Leadership teams have the ability to shape and drive their organization when they can be effective but with individuals coming from many different backgrounds and roles, challenges are bound to arise. Differing opinions lead to conflict, distrust amongst team members, ineffective communication techniques, lack of accountability, and destructive criticism all potentially result in setting your team up for failure. In order to address these potential pitfalls, you need to identify them first. Here’s 5 common leadership pitfalls and how to avoid them:

1. A Lack of Trust

Trust is a key component of any leadership team. Without trust, your leadership team is much more likely to fail. A significant level of trust brings improved relationships, performance, and success.

When there is distrust amongst the leadership team in your organization, communication and processes become inefficient. Having trust within a team means individuals demonstrating consistency with their verbal and nonverbal communication, caring about one another’s welfare and interests, and respecting and valuing one another’s skills and knowledge that are being brought to the team.
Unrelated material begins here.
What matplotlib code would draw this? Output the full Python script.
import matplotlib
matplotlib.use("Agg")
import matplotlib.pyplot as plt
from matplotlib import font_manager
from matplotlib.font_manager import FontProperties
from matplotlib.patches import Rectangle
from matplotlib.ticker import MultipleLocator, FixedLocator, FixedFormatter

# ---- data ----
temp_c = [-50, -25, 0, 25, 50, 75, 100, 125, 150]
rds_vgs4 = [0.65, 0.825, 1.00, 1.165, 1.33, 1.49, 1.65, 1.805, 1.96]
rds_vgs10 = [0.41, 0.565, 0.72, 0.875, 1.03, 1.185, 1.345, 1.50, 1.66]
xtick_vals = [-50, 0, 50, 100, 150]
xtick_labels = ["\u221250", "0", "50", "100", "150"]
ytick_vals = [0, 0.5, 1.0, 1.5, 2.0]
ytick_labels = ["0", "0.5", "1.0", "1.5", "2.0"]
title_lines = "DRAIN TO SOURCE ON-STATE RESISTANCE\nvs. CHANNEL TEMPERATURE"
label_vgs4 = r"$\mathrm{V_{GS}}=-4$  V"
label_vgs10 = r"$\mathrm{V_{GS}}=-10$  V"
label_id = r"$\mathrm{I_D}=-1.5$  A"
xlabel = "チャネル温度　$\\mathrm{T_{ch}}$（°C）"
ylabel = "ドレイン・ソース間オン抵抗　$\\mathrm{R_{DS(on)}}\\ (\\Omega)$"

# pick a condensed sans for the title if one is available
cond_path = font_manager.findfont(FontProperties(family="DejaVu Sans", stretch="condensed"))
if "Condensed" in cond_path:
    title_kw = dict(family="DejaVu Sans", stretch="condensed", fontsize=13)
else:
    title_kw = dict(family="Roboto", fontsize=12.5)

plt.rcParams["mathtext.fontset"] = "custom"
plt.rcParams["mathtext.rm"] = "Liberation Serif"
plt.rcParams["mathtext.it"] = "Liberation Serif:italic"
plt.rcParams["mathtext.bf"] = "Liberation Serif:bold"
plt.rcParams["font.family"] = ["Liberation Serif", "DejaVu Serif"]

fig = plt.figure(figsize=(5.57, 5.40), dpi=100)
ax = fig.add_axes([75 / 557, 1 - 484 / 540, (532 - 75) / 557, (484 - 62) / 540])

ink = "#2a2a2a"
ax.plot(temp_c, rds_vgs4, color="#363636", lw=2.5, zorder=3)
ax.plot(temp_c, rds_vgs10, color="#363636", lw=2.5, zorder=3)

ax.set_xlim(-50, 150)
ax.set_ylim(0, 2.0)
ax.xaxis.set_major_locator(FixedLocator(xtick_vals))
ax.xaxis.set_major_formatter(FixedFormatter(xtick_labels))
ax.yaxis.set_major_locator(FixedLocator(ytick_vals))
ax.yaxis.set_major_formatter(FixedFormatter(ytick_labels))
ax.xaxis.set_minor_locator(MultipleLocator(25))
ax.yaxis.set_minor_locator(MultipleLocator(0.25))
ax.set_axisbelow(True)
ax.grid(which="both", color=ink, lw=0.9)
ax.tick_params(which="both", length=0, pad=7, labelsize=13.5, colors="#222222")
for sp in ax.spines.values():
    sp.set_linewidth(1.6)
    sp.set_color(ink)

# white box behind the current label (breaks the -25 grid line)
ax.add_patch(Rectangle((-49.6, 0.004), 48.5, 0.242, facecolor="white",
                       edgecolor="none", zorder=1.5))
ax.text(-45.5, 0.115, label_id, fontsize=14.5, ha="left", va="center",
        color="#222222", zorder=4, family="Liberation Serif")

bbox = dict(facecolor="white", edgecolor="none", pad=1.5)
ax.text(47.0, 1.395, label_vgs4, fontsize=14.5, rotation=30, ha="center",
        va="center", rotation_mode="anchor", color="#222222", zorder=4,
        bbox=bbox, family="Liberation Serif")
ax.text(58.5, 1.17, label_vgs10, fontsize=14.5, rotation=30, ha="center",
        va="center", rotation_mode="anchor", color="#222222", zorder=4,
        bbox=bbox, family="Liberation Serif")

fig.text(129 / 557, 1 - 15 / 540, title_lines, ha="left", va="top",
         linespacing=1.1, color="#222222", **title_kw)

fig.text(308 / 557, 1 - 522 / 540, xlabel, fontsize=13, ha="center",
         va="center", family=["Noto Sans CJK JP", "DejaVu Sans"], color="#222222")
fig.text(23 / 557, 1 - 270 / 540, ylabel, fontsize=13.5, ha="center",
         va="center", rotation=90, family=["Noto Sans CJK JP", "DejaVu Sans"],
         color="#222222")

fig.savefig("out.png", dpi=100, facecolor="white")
In order to build trust within a team, all members need to commit to fostering open communication that is reliable and consistent, respecting one another, showing confidence in one another, and understanding expectations.
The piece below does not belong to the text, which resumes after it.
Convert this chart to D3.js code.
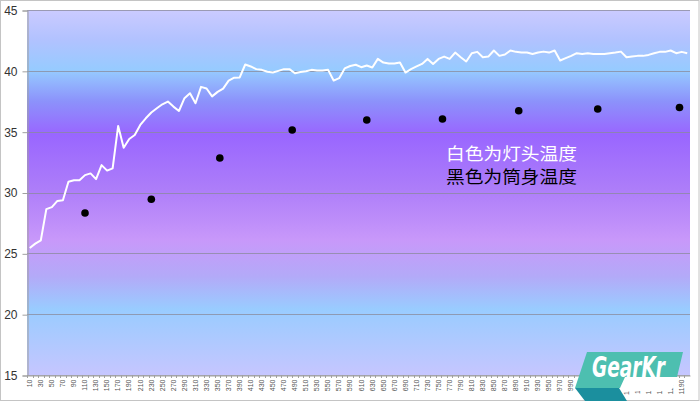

2. Team Communication is Ineffective

“Different strokes for different folks.” Just like many things in life and business, this rings true for communication. Different team members are going to have various communication styles, which can be a good thing when navigated properly.

In order to understand the team dynamics, you have to first be familiar with your own communication style. It’s important to increase your self-knowledge or self-awareness so that you are better able to understand the communication styles of your fellow team members.

Have all team members take DiSC assessments which provide a profile to help you increase self-understanding, improve relationships, affirm your natural tendencies, adapt behavior to relate to people, and build better teams.

3. Conflict Goes Without Resolution

The power of collaboration is tremendous. But what is even more tremendous is the power given to conflict when not resolved. It’s also important to note that not all conflict is bad. Functional conflict can be a good thing when used positively and constructively. Dysfunctional conflict prevents teams from getting things done and achieving their goals. Conflict without resolution sets the team up to be contentious, ineffective, and overall unhealthy. It is extremely important for teams to learn how to deal with and manage conflict.

You can more easily identify the source of a conflict when you are knowledgeable about what causes it. Conflict can be caused by differing opinions on:

  • Values, beliefs, attitudes, or opinions
  • Policies and procedures
  • Expectations, goals, or responsibilities
  • Information needs
  • Personality, social style, or work style
  • Someone else’s “bad” behavior

There are a variety of conflict management and resolution strategies that you can use when approaching your team but the most important thing to remember is that it starts with proper communication.

When communicating about conflict it is important to listen actively, clarify for understanding, validate the concerns of other individuals, share your viewpoint clearly and assertively, check for understanding, and maintain control.

4. No Accountability

Leadership teams expect accountability out of their employees but are they holding themselves accountable as well? Increased accountability definitely has its advantages.

According to The U.S. Office of Personnel Management (OPM), positive results of accountability include:

  • Improved performance
  • More employee participation and involvement
  • Increased feelings of competency
  • Increased employee commitment to work
  • More creativity and innovation
  • Higher employee morale and satisfaction with work

These are things leaders strive to pull out of the teams they manage but they should also be focusing on applying accountability to the leadership team itself. To increase the sense of accountability within a team, it is important to have clear defined roles and individual ownership. Accountability can also be fostered through freedom and support, expectation of evaluation, and improvement.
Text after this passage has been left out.